— Begin GIVEN INFORMATION —
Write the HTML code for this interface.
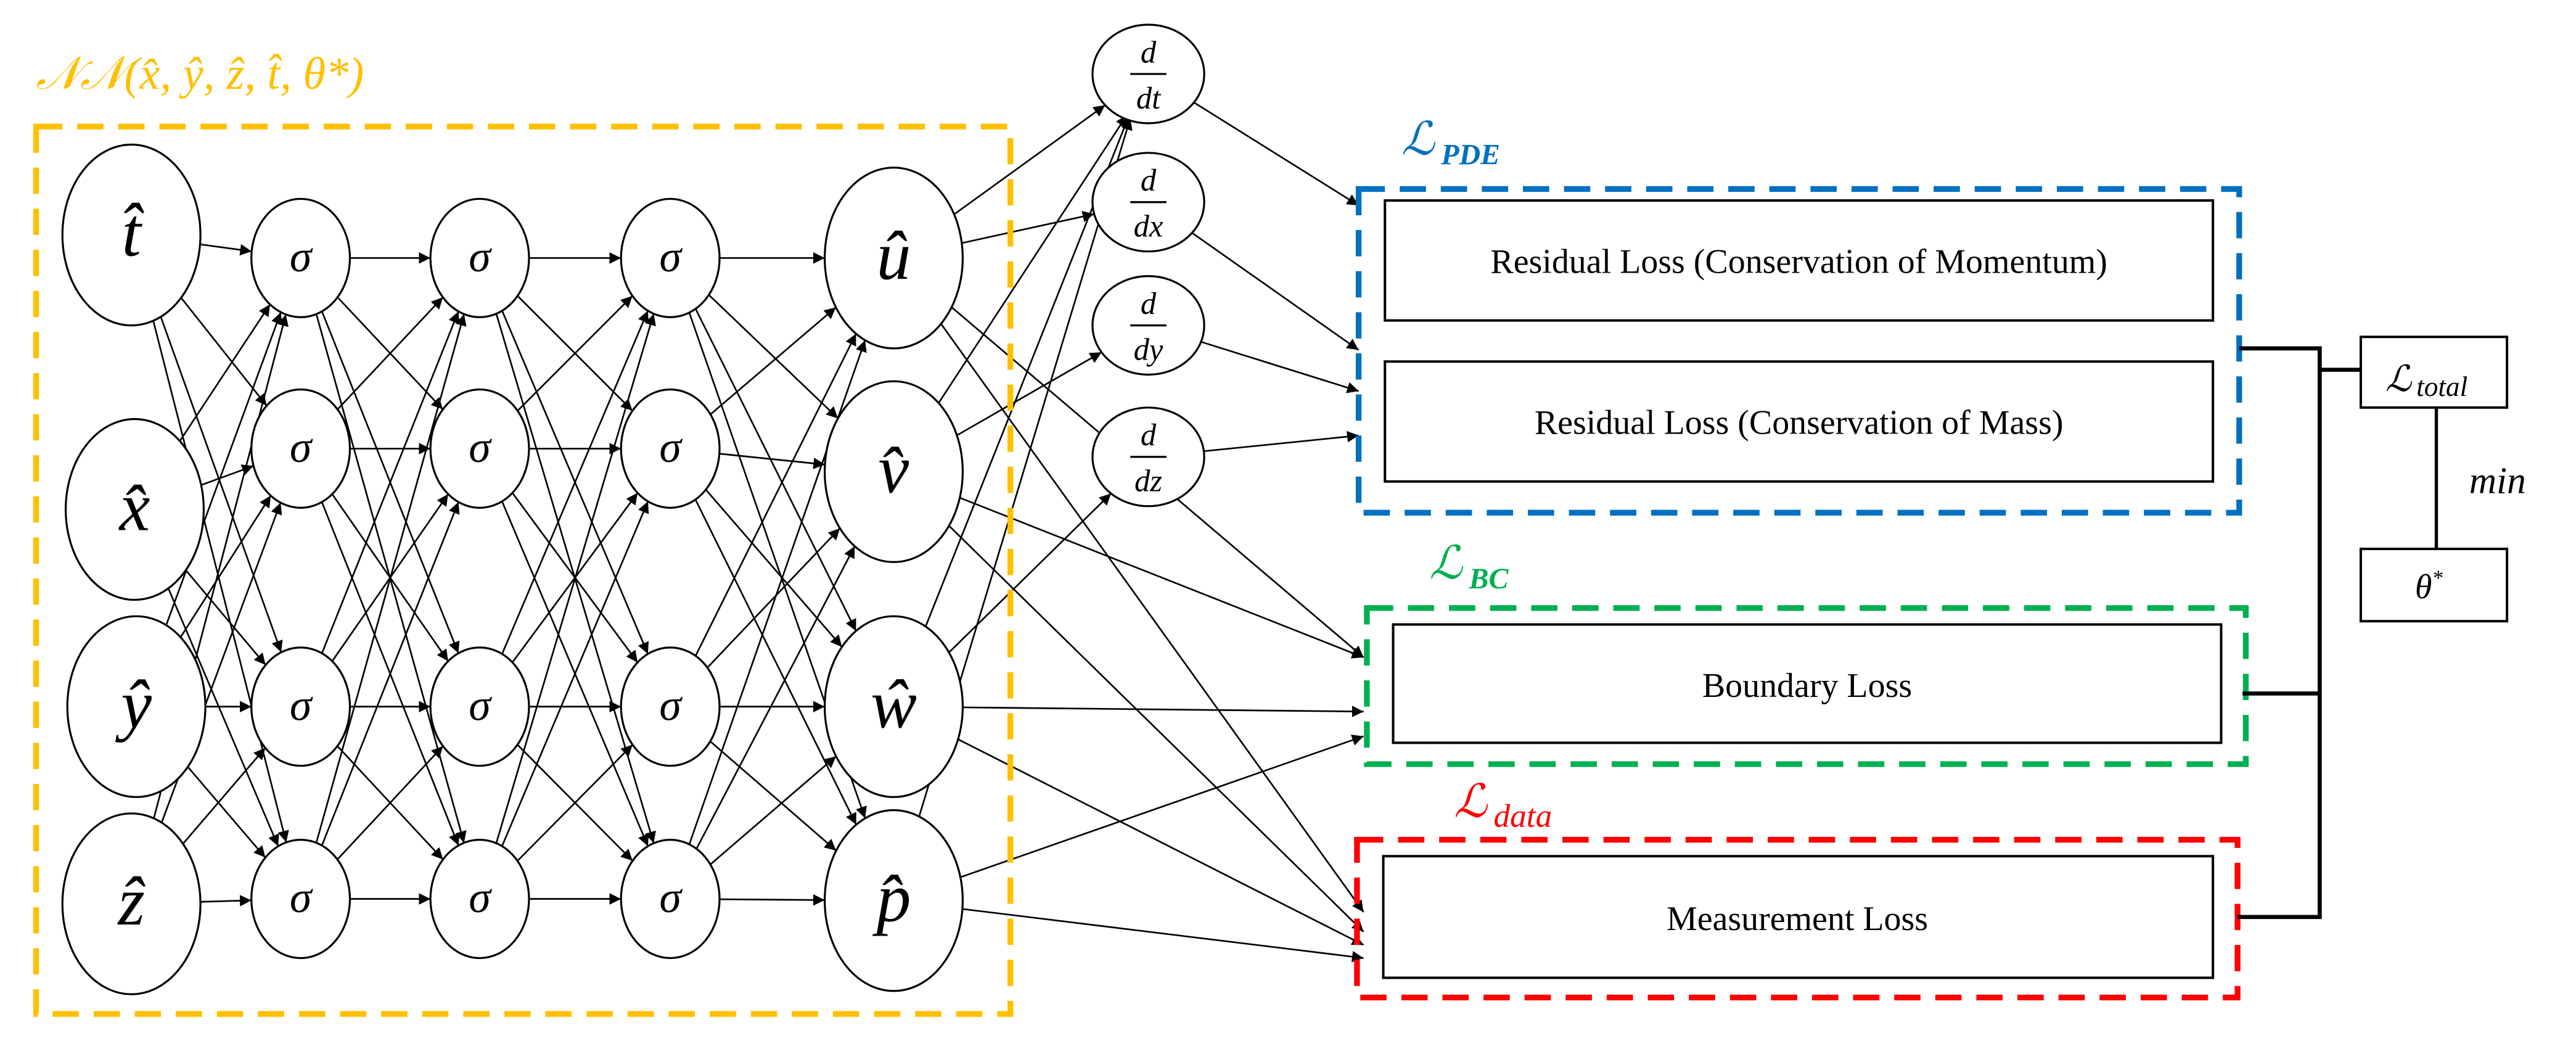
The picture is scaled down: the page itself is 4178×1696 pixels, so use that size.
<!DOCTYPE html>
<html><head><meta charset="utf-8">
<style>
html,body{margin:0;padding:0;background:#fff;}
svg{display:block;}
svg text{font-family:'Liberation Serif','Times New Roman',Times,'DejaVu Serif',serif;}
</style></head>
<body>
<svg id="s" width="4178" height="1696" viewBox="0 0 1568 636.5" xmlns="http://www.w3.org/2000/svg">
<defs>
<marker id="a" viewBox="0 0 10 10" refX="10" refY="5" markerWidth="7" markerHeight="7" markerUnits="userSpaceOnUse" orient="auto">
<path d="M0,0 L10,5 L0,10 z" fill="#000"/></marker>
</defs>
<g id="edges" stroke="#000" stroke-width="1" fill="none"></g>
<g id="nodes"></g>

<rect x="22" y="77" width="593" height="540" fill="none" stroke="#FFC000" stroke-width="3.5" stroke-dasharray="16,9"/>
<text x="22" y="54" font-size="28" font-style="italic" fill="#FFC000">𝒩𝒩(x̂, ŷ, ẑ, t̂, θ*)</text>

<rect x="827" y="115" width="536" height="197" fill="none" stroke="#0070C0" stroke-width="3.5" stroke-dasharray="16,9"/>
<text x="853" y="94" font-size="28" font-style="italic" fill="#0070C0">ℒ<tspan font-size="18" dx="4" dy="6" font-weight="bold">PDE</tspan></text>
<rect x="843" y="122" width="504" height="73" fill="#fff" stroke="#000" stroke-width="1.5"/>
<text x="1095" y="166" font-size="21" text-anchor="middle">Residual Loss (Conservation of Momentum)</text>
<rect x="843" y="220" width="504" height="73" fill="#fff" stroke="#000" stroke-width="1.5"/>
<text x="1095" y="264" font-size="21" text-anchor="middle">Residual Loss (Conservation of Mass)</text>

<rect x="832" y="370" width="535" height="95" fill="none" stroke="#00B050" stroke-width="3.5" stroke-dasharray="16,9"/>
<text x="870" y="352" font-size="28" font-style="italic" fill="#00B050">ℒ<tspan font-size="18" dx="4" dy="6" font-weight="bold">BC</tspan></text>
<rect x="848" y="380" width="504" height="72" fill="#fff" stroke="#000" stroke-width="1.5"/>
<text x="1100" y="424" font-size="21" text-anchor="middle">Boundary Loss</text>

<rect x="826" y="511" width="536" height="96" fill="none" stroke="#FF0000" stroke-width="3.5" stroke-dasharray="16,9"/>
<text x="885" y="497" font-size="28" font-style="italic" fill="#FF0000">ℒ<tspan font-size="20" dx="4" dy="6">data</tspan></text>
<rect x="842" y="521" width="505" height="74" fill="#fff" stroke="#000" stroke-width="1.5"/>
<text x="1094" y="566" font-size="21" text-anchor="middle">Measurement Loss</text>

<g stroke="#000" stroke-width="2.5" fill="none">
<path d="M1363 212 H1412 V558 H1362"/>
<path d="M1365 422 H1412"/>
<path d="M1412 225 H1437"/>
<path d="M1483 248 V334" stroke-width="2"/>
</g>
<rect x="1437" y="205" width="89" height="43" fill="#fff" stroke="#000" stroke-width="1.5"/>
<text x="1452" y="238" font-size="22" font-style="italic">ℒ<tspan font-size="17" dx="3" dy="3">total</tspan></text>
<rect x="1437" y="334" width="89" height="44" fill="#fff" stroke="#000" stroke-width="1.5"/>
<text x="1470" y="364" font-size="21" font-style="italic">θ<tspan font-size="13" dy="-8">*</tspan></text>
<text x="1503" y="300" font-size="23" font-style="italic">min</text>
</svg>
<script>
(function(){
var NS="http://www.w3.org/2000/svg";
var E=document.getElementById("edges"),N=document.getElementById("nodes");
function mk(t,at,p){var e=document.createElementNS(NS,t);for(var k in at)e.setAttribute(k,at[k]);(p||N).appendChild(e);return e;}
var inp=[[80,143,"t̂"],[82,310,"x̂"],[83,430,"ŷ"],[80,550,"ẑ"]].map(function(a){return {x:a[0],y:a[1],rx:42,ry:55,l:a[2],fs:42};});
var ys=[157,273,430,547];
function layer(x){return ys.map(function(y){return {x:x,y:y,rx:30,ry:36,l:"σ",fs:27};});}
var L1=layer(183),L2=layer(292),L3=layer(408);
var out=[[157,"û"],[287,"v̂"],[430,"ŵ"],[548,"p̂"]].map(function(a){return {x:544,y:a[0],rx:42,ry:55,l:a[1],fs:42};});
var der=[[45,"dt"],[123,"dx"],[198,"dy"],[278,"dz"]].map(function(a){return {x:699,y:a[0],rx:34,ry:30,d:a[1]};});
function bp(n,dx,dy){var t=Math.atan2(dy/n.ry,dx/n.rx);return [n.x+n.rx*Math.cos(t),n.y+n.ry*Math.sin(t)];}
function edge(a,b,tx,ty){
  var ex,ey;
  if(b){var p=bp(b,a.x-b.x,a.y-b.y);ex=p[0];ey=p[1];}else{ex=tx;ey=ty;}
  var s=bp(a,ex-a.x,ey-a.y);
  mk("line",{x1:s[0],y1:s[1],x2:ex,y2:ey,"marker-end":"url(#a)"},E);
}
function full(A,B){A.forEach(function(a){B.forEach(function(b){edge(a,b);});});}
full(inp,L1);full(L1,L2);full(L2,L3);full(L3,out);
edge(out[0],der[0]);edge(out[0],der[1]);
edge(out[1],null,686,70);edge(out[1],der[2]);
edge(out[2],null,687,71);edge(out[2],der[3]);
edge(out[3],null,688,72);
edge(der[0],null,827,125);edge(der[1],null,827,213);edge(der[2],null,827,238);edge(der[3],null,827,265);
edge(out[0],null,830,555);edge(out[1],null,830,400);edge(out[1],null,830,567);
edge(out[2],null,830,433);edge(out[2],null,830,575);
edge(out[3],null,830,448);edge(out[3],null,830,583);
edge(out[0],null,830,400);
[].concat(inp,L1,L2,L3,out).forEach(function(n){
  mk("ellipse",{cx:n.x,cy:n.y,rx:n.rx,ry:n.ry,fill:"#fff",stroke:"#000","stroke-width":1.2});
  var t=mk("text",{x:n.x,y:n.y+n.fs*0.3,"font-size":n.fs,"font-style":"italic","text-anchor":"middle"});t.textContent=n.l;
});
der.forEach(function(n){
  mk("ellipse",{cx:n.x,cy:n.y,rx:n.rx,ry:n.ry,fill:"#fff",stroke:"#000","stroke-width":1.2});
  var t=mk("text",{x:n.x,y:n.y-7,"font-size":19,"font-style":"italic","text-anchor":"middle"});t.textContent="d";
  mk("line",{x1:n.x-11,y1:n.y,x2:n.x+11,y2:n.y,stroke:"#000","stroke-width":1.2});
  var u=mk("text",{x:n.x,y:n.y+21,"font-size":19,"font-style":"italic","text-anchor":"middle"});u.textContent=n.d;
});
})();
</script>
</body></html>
— End GIVEN INFORMATION —
— Begin GIVEN INFORMATION —
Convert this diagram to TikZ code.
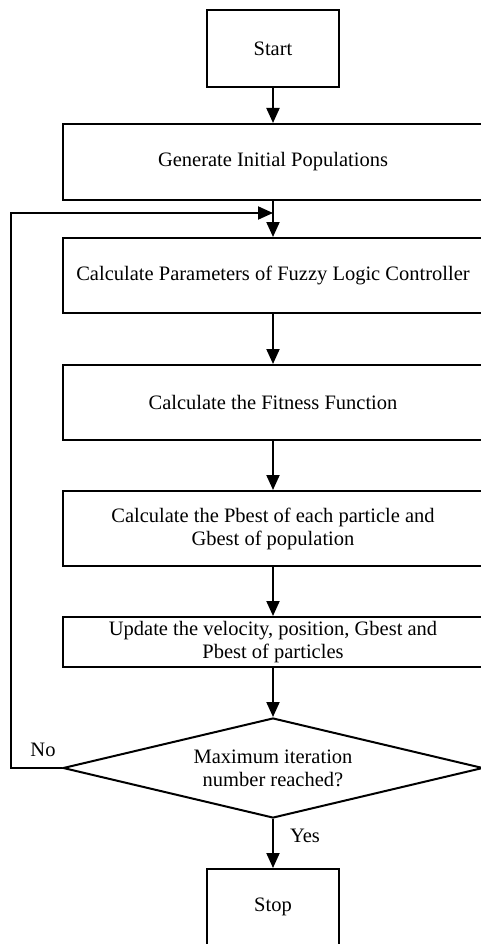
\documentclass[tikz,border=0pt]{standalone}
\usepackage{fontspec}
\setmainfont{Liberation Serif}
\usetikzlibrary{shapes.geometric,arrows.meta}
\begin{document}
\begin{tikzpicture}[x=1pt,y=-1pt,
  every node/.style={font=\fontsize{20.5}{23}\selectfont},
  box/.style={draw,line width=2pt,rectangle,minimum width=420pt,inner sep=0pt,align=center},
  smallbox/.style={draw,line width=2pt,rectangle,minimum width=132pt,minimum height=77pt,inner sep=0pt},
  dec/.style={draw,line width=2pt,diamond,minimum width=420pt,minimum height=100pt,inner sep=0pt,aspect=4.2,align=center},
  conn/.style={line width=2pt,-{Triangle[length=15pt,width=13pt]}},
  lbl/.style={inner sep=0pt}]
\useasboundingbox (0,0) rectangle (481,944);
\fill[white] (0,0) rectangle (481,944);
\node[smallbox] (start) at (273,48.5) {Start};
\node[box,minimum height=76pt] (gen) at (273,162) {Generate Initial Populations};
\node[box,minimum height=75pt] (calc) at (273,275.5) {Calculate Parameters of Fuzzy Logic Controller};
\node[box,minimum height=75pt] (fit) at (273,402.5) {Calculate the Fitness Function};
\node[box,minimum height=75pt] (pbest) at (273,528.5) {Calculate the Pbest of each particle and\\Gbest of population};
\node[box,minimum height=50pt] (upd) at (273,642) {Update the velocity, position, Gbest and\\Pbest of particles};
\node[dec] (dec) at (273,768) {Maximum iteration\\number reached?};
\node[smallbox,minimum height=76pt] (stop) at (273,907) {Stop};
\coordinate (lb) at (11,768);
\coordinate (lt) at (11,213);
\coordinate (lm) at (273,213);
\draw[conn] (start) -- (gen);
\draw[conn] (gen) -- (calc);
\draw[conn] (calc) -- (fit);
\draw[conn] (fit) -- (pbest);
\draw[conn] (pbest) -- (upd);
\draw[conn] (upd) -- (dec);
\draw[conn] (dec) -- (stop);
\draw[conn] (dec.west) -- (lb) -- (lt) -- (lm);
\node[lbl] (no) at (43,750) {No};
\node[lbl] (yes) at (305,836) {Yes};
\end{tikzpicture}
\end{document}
— End GIVEN INFORMATION —
## WHAT TO DO
Everything from the line with "Write the HTML code for this interface." down to the line with "ẑ, t̂, θ*)</text>" in the data above should be copied exactly, with both end lines kept and the pictures left out.

## SOLUTION TO THIS PROBLEM
Write the HTML code for this interface.
The picture is scaled down: the page itself is 4178×1696 pixels, so use that size.
<!DOCTYPE html>
<html><head><meta charset="utf-8">
<style>
html,body{margin:0;padding:0;background:#fff;}
svg{display:block;}
svg text{font-family:'Liberation Serif','Times New Roman',Times,'DejaVu Serif',serif;}
</style></head>
<body>
<svg id="s" width="4178" height="1696" viewBox="0 0 1568 636.5" xmlns="http://www.w3.org/2000/svg">
<defs>
<marker id="a" viewBox="0 0 10 10" refX="10" refY="5" markerWidth="7" markerHeight="7" markerUnits="userSpaceOnUse" orient="auto">
<path d="M0,0 L10,5 L0,10 z" fill="#000"/></marker>
</defs>
<g id="edges" stroke="#000" stroke-width="1" fill="none"></g>
<g id="nodes"></g>

<rect x="22" y="77" width="593" height="540" fill="none" stroke="#FFC000" stroke-width="3.5" stroke-dasharray="16,9"/>
<text x="22" y="54" font-size="28" font-style="italic" fill="#FFC000">𝒩𝒩(x̂, ŷ, ẑ, t̂, θ*)</text>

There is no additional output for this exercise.